A panel of state senators has signed off on a bill to allow sports betting in Iowa, but backers admit the odds of such wagering being legalized in Iowa are a long-shot.
First, the federal government would have to lift a ban on sports betting. The bill under consideration at the statehouse would allow betting on professional sports only, not college games, with bets to be placed at the 17 state-licensed casinos in Iowa. Senate President Jack Kibbie says the state could use the money from the gambling taxes that would be collected on the wagering.
“It’s certainly a good revenue source. I don’t know a particular number,” Kibbie says. “Delaware estimated…it could be up to $100 million. I think that’s probably a stretch for Iowa.”
Under the bill, the Iowa Racing and Gaming Commission would regulate sports bets placed in Iowa. Kibbie says Iowans are already betting on sporting events like this weekend’s Super Bowl.
“I don’t know of any bookies. I don’t have any phone numbers or anything, but we know sports betting goes on,” Kibbie says. “Anybody that’s familiar with Las Vegas, you know, you can pretty near bet on anything you want, anytime you want. I certainly don’t want to go that far.”
Kibbie is a Democrat from Emmetsburg, a city which already has a state-licensed casino which could offer betting on professional sports if congress lifts the sports betting ban — and if Kibbie’s bill passes the Iowa legislature.
In 1992 congress passed a law that allowed sports betting in Delaware, Nevada, Oregon and Montana — but barred such “bookmaking” everywhere else.

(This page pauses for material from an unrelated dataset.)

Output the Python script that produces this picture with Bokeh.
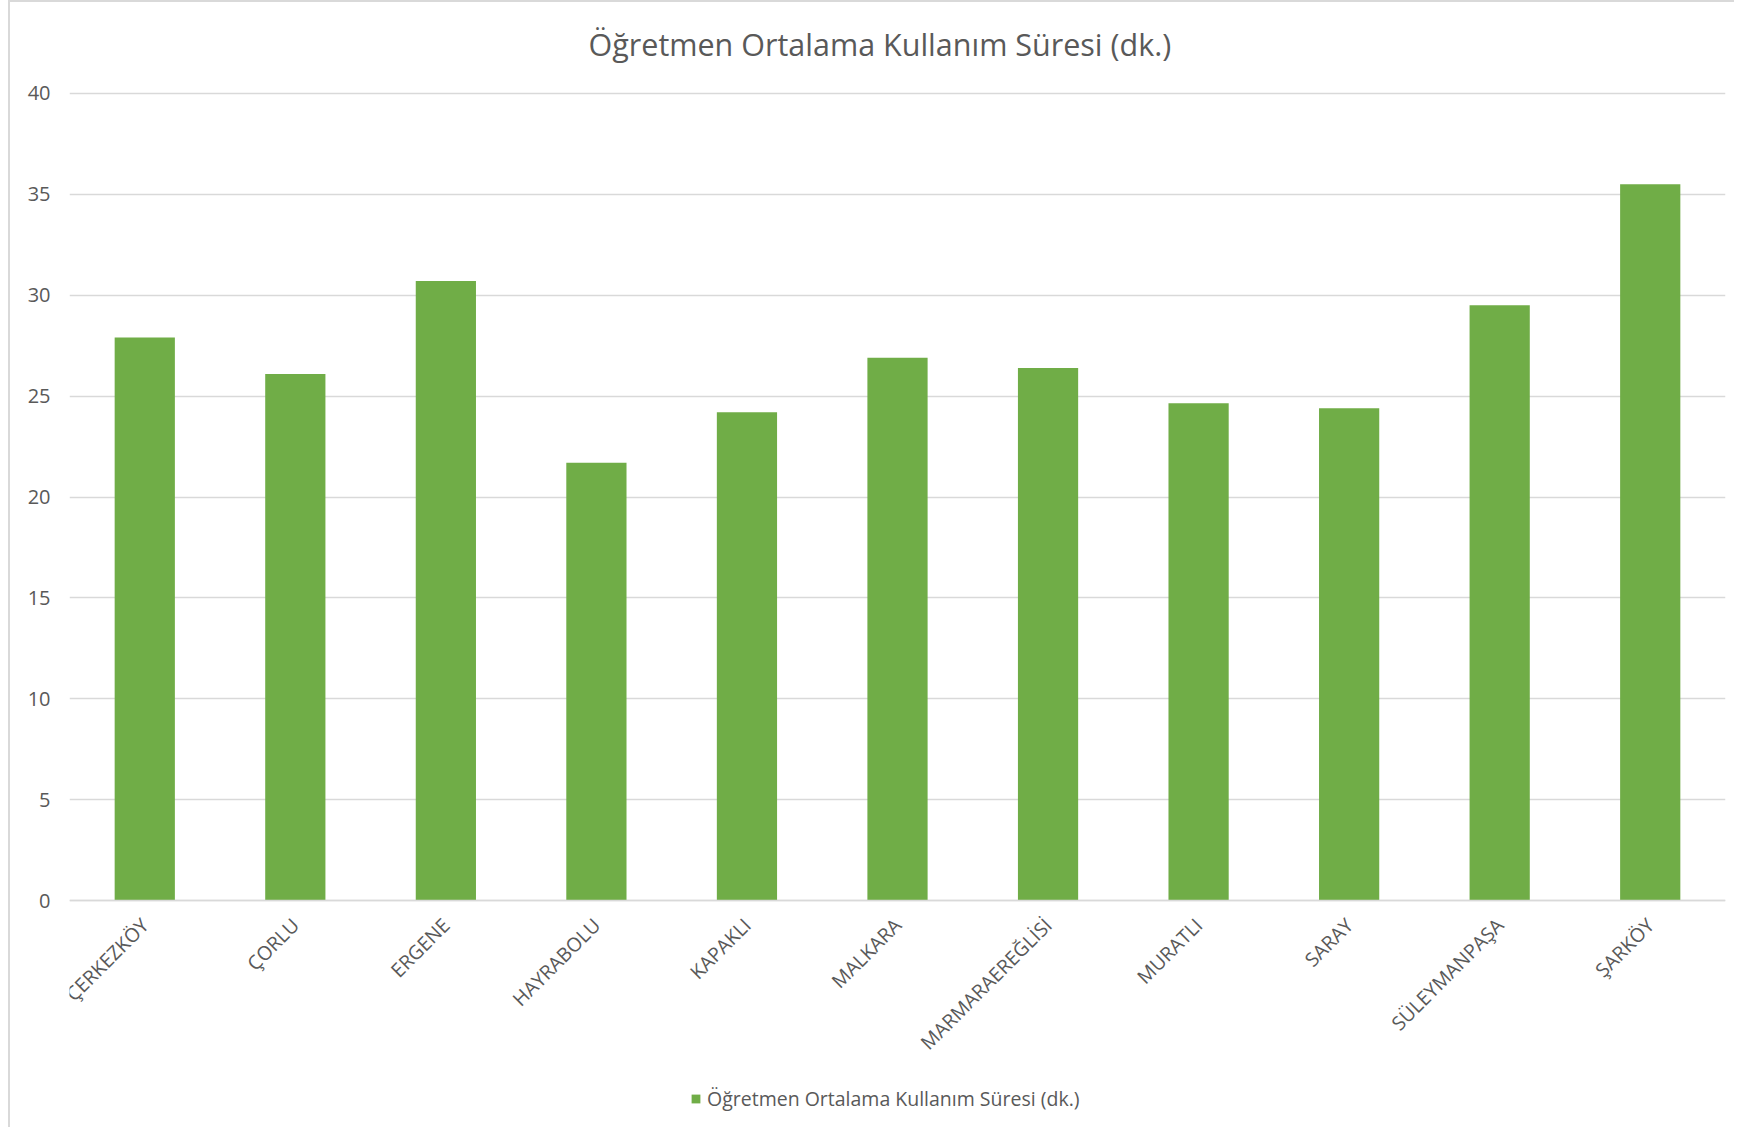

Estimates indicate Americans are illegally betting as much as $380 billion each year on sporting events. About $2.5 billion in sports bets were placed — legally — in Nevada last year. The NCAA has lobbied to make betting on college sports illegal in Nevada. The bill Kibbie supports will next be considered by the Senate State Government Committee and it would not allow wagering on college sports, just professional sports like the NFL, the NBA and boxing.